Since joining the University of Illinois faculty in 2012, Bioengineering Assistant Professor Greg Underhill has been conducting research on the stem cells that develop into the liver, a notoriously difficult organ to study.
“It’s a very large organ that has a complex set of functions,” said Underhill, whose research currently focuses on mouse stem cells. “In fact, it’s suggested it has over 500 functions. Also, the overall mass and cell density of the liver make it very challenging for tissue engineering applications.”
Underhill is concentrating on the mechanisms that regulate the development of particular stem cell types. He wants to understand how the tissue surrounding the stem cells — the microenvironment — can influence the stem cell development. The microenvironment includes such things as other cells, matrix proteins (such as collagen), and other factors found in body tissue. Studying the microenvironment can be difficult because of the many influences that can impact stem cell development. Also, liver cells are unstable outside the body, so they are difficult to culture with standard techniques.
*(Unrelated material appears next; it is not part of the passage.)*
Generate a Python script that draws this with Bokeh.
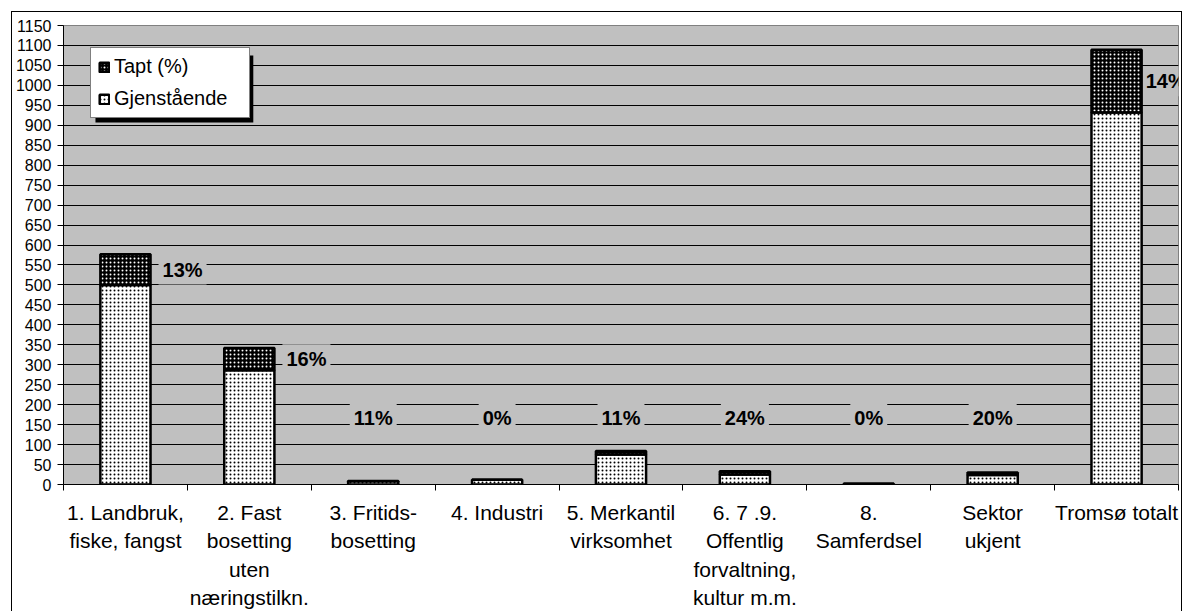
from bokeh.plotting import figure
from bokeh.models import (Range1d, FixedTicker, Legend, LegendItem, ColumnDataSource,
                          BoxAnnotation)
from bokeh.core.properties import value
from bokeh.embed import file_html
from bokeh.resources import INLINE

# ---------------- data ----------------
categories = [
    "1. Landbruk,\nfiske, fangst",
    "2. Fast\nbosetting\nuten\nnæringstilkn.",
    "3. Fritids-\nbosetting",
    "4. Industri",
    "5. Merkantil\nvirksomhet",
    "6. 7 .9.\nOffentlig\nforvaltning,\nkultur m.m.",
    "8.\nSamferdsel",
    "Sektor\nukjent",
    "Tromsø totalt",
]
gjenstaaende = [500, 286, 8, 12, 75, 25, 2, 24, 932]
tapt = [77, 56, 1, 0, 9, 8, 0, 6, 157]
tapt_pct_labels = ["13%", "16%", "11%", "0%", "11%", "24%", "0%", "20%", "14%"]
y_ticks = list(range(0, 1151, 50))

# ---------------- layout constants ----------------
FONT = "Liberation Sans"
PLOT_BG = "#C0C0C0"
BAR_W = 0.405
SMALL_LABEL_LEVEL = 167

n = len(categories)
xs = [i + 0.5 for i in range(n)]
totals = [g + t for g, t in zip(gjenstaaende, tapt)]

src = ColumnDataSource(dict(x=xs, g=gjenstaaende, t=tapt, total=totals))

p = figure(width=1171, height=600, output_backend="svg", toolbar_location=None,
           x_range=Range1d(0, n), y_range=Range1d(0, 1150),
           min_border_left=50, min_border_right=5, min_border_top=13, min_border_bottom=128,
           margin=(11, 0, 0, 11),
           styles={"border-left": "1px solid black", "border-top": "1px solid black",
                   "border-right": "1px solid black"})

p.background_fill_color = PLOT_BG
p.border_fill_color = "white"
p.outline_line_color = "#808080"
p.outline_line_width = 1

# grid
p.xgrid.visible = False
p.ygrid.ticker = FixedTicker(ticks=y_ticks[1:-1])
p.ygrid.grid_line_color = "black"
p.ygrid.grid_line_width = 1

# percentage labels (drawn first: their plot-area coloured boxes hide gridlines,
# while the bars are drawn on top of them)
big = [i for i in range(n) if totals[i] >= 200]
small = [i for i in range(n) if totals[i] < 200]
big_src = ColumnDataSource(dict(
    x=[xs[i] + BAR_W / 2 for i in big],
    y=[gjenstaaende[i] + tapt[i] / 2 for i in big],
    xo=[0 if i == n - 1 else 8 for i in big],
    text=[tapt_pct_labels[i] for i in big]))
small_src = ColumnDataSource(dict(
    x=[xs[i] for i in small],
    y=[SMALL_LABEL_LEVEL for i in small],
    text=[tapt_pct_labels[i] for i in small]))

lbl_common = dict(text_font=value(FONT), text_font_size="20px", text_font_style="bold",
                  text_color="black", text_baseline="middle",
                  background_fill_color=PLOT_BG, padding=4)
p.text(x="x", y="y", text="text", x_offset="xo", source=big_src,
       text_align="left", **lbl_common)
p.text(x="x", y="y", text="text", source=small_src,
       text_align="center", **lbl_common)

# bars
r_g = p.vbar(x="x", width=BAR_W, bottom=0, top="g", source=src,
             fill_color="white", hatch_pattern="dot", hatch_color="black",
             hatch_scale=4, hatch_weight=1.2,
             line_color="black", line_width=2.5)
r_t = p.vbar(x="x", width=BAR_W, bottom="g", top="total", source=src,
             fill_color="black", hatch_pattern="dot", hatch_color="white",
             hatch_scale=4, hatch_weight=1.2,
             line_color="black", line_width=2.5)

# y axis
ya = p.yaxis[0]
ya.ticker = FixedTicker(ticks=y_ticks)
ya.axis_line_color = "black"
ya.major_tick_out = 6
ya.major_tick_in = 0
ya.minor_tick_line_color = None
ya.major_label_standoff = 6
ya.major_label_text_font = FONT
ya.major_label_text_font_size = "16px"
ya.major_label_text_color = "black"

# x axis
xa = p.xaxis[0]
xa.ticker = FixedTicker(ticks=xs, minor_ticks=list(range(n + 1)))
xa.major_label_overrides = {x: c for x, c in zip(xs, categories)}
xa.axis_line_color = "black"
xa.major_tick_line_color = None
xa.major_tick_out = 0
xa.major_tick_in = 0
xa.minor_tick_line_color = "black"
xa.minor_tick_out = 6
xa.minor_tick_in = 0
xa.major_label_standoff = 10
xa.major_label_text_font = FONT
xa.major_label_text_font_size = "21px"
xa.major_label_text_line_height = 1.24
xa.major_label_text_color = "black"

# legend shadow + legend
shadow = BoxAnnotation(left=0.258, right=1.532, top=1075, bottom=907,
                       fill_color="black", fill_alpha=1, line_color=None)
p.add_layout(shadow)

legend = Legend(items=[LegendItem(label="Tapt (%)", renderers=[r_t]),
                       LegendItem(label="Gjenstående", renderers=[r_g])],
                location=(27, 366), margin=0, padding=7, spacing=9,
                glyph_width=12, glyph_height=12, label_standoff=4,
                label_width=128, label_height=20,
                label_text_font=FONT, label_text_font_size="20px",
                label_text_color="black",
                border_line_color="black", border_line_width=1,
                background_fill_color="white", background_fill_alpha=1)
p.add_layout(legend)

open("out.html", "w").write(file_html(p, INLINE))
One innovation that Underhill and his team are using is a cell microarray. The team created a process that enables them to place up 4,000 “islands” on a slide, each representing a different environmental condition that may be present in a developing liver. Then they place specific cells onto each of these islands. Using computer imaging, the researchers analyze these islands and determine how the differing conditions affect cell development. As Underhill explains, these types of studies are called “high-throughput” because so many different conditions and potential influencers can be studied in parallel.
Underhill’s approach to studying the development of liver stem cells has resulted in a number of recent research articles published in Acta Biomaterialia, Biomaterials, and Scientific Reports. These articles describe in detail how the microarrays provide new insights into what takes place during the development of liver stem cells and how they have pointed to specific conditions that can influence this development.
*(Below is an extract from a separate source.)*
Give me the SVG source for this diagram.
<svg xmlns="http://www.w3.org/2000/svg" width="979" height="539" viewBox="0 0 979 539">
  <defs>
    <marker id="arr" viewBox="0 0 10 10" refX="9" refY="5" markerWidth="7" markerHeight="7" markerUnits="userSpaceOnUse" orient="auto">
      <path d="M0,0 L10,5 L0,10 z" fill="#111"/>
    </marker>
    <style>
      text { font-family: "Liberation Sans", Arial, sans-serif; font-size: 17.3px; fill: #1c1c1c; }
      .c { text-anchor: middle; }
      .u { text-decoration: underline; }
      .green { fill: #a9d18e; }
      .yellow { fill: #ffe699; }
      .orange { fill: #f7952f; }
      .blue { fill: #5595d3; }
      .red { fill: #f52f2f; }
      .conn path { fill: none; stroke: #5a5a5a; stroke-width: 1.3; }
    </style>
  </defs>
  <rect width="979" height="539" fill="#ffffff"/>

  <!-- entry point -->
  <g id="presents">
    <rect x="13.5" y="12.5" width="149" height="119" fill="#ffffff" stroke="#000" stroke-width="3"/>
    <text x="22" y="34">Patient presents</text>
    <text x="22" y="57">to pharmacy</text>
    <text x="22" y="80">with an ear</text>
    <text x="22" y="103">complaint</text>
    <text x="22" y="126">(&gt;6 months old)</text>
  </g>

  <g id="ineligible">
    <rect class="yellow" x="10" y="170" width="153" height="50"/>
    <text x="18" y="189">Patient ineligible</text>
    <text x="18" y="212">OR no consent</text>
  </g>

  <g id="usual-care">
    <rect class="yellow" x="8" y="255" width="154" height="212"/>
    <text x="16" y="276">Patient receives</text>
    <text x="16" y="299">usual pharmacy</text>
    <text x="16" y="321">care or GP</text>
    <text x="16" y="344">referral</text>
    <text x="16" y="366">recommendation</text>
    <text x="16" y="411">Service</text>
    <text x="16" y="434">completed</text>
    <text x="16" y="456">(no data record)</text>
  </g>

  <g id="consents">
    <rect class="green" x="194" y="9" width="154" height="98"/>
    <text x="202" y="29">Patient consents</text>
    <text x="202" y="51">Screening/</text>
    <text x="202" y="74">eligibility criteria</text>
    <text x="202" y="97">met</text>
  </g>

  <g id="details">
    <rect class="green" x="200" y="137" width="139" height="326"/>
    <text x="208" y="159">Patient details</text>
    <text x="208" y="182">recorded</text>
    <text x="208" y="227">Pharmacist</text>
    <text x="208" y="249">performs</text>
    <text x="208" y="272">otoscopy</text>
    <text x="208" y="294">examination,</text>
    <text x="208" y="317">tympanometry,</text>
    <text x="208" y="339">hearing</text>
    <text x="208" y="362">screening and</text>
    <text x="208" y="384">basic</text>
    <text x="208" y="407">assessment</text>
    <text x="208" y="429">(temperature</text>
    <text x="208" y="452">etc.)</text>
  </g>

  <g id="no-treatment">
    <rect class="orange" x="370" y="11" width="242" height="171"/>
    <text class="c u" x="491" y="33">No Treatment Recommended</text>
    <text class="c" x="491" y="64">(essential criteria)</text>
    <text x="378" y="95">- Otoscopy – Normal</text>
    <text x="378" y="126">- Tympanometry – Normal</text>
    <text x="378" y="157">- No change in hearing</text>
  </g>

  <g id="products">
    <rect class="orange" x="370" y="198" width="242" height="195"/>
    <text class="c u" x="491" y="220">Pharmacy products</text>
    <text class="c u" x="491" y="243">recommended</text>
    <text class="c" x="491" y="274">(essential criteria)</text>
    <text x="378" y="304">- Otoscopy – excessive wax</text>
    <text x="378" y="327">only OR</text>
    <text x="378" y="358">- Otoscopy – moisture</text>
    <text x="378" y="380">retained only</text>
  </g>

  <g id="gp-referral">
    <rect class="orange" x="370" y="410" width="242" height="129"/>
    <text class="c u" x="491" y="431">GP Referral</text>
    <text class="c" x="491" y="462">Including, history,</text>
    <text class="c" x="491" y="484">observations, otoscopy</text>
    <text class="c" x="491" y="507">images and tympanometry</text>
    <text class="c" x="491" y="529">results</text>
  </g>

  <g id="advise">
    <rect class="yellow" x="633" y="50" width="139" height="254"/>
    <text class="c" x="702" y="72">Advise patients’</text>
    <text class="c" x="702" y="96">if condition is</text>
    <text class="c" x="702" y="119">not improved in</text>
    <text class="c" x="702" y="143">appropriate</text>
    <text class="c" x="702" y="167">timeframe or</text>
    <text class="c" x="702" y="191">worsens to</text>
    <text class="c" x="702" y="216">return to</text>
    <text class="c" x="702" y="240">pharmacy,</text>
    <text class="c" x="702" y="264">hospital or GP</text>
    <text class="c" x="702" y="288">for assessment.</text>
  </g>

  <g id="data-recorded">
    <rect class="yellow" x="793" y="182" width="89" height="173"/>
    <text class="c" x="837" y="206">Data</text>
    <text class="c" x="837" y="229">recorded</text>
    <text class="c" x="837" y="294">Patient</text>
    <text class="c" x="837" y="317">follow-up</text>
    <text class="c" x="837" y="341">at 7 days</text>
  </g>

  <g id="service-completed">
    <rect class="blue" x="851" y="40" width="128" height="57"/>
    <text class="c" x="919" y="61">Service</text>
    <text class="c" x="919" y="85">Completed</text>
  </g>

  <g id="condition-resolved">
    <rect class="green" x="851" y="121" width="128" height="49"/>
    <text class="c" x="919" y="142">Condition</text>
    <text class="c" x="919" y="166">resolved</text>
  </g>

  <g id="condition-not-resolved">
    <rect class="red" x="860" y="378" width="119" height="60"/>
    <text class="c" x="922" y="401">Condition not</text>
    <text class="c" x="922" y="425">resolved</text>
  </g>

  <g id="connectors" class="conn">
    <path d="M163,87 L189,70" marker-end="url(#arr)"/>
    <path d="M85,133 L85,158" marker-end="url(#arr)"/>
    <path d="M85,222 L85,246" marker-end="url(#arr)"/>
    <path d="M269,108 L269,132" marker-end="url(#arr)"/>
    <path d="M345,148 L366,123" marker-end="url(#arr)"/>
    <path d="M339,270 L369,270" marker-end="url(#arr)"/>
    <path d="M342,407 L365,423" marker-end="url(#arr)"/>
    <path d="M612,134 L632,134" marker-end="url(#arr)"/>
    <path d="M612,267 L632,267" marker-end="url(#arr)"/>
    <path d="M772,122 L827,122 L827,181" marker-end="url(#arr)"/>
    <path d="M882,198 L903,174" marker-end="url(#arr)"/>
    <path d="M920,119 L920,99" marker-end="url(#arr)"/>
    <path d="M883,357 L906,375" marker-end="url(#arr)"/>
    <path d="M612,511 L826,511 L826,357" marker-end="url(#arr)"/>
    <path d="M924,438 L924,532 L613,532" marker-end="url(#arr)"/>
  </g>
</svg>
Kerim Kaylan is an M.D./Ph.D. student in Bioengineering working with Underhill and a lead author on two of the articles. He sees the work they are doing as a way of combining several research interests.
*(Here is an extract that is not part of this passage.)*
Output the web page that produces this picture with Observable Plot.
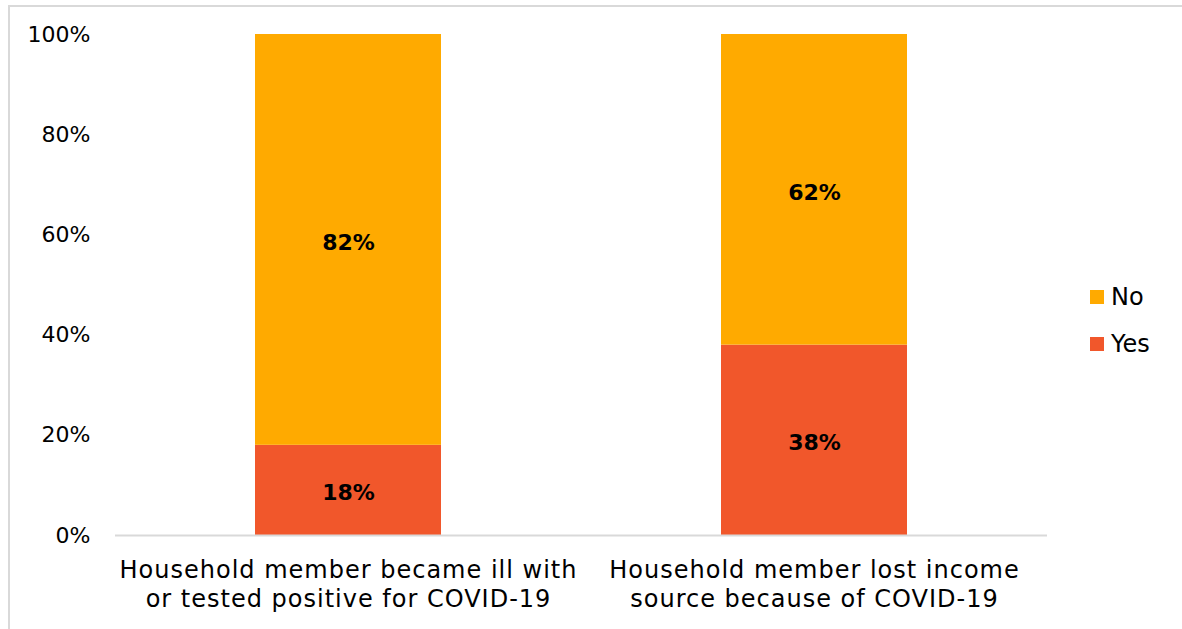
<!DOCTYPE html>
<html>
<head>
<meta charset="utf-8">
<script src="https://cdn.jsdelivr.net/npm/d3@7"></script>
<script src="https://cdn.jsdelivr.net/npm/@observablehq/plot@0.6"></script>
<style>
  html, body { margin: 0; padding: 0; background: #fff; }
  body { width: 1182px; height: 629px; position: relative; overflow: hidden; font-family: "DejaVu Sans", sans-serif; }
  #frame { position: absolute; left: 8px; top: 5px; width: 1180px; height: 700px; border: 2px solid #d9d9d9; box-sizing: border-box; pointer-events: none; }
  #chart { position: absolute; left: 0; top: 0; }
  #chart g[aria-label="x-axis tick label"] text { letter-spacing: 1px; }
  #legend { position: absolute; left: 1090px; top: 283px; font-size: 24px; color: #000; }
  .item { display: flex; align-items: center; height: 28px; margin-bottom: 19px; }
  .sw { width: 14px; height: 14px; margin-right: 7px; }
</style>
</head>
<body>
<div id="chart"></div>
<div id="frame"></div>
<div id="legend"></div>
<script>
const categories = [
  "Household member became ill with\nor tested positive for COVID-19",
  "Household member lost income\nsource because of COVID-19"
];
const responses = ["Yes", "No"];
const yesValues = [18, 38];
const noValues = [82, 62];
const colors = ["#F1572B", "#FFAA00"];
const yTicks = [0, 20, 40, 60, 80, 100];

const data = [];
categories.forEach((c, i) => {
  data.push({category: c, response: "Yes", value: yesValues[i]});
  data.push({category: c, response: "No", value: noValues[i]});
});

const plot = Plot.plot({
  width: 1182,
  height: 629,
  marginLeft: 115,
  marginRight: 135,
  marginTop: 34,
  marginBottom: 94,
  style: {fontFamily: "DejaVu Sans, sans-serif", fontSize: "22px", color: "#000", background: "transparent"},
  x: {domain: categories, paddingInner: 0.6, paddingOuter: 0.3, label: null},
  y: {domain: [0, 100], label: null},
  color: {domain: responses, range: colors},
  marks: [
    Plot.barY(data, {x: "category", y: "value", fill: "response"}),
    Plot.ruleY([0], {stroke: "#d9d9d9", strokeWidth: 2}),
    Plot.axisY({ticks: yTicks, tickSize: 0, tickPadding: 25, tickFormat: d => d + "%", fontSize: 22, label: null}),
    Plot.axisX({tickSize: 0, tickPadding: 23, fontSize: 24, lineHeight: 1.17, label: null}),
    Plot.text(data, Plot.stackY({x: "category", y: "value", z: "response", text: d => d.value + "%", fontSize: 22, fontWeight: "bold", fill: "#000", dy: 3}))
  ]
});
document.getElementById("chart").appendChild(plot);

const legend = document.getElementById("legend");
["No", "Yes"].forEach(r => {
  const item = document.createElement("div");
  item.className = "item";
  const sw = document.createElement("div");
  sw.className = "sw";
  sw.style.background = colors[responses.indexOf(r)];
  const t = document.createElement("span");
  t.textContent = r;
  item.appendChild(sw);
  item.appendChild(t);
  legend.appendChild(item);
});
</script>
</body>
</html>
“We work in this liminal space,” Kaylan said, “where we do material science, we care about the biological outcomes and understanding that we gain from our work, and we care about the systems and engineering approaches that enable us to answer impactful questions about development.”
As they increase the understanding of how the liver cells develop, there is great potential for improving human health. A number of diseases can be attributed to problems stemming from the developmental stages of the liver, for example, a congenital condition in which too few bile ducts are formed. This causes a buildup of bile in the liver, which can become toxic. Understanding why and how liver cells develop normally into a variety of cells — including cells that become bile ducts — could lead to insights on treatment.
“That’s one of our main focus areas: trying to understand these developmental disorders in the liver,” Underhill said. “It’s primarily a lack of proper stem cell differentiation, where the cells don’t properly form into these ducts. Often in disease, the microenvironment is altered — or a combination of the microenvironment and the genes that the cells express. Our goal is to deconstruct these disease processes.”
Another potential beneficial area for this research is in the development of tissue-engineered therapies. “If a patient is lacking these structures in the liver, can you deliver these cells to the person, or even an artificial liver to that person?” Underhill said. “If we can better understand how these cells behave, we can better engineer liver systems.”
In addition to his lab’s focus on the liver, Underhill has been working with the Mayo Clinic, developing his microarrays for use in studying lung cancer. “In this work, we are exploring the hypothesis that the environment of the lung cancer cell would change how the cell responds to drugs,” he said.
Driven by the potential for improving human health, Underhill plans to continue exploring these avenues, even with the challenges of studying such a complex element as liver stem cells.
“[These tissues] require unique technologies and analyses to tease apart that complexity,” Underhill said. “By using high-throughput systems and controlled environments, we can reveal previously unknown mechanisms of disease, opening the door for new treatment strategies.”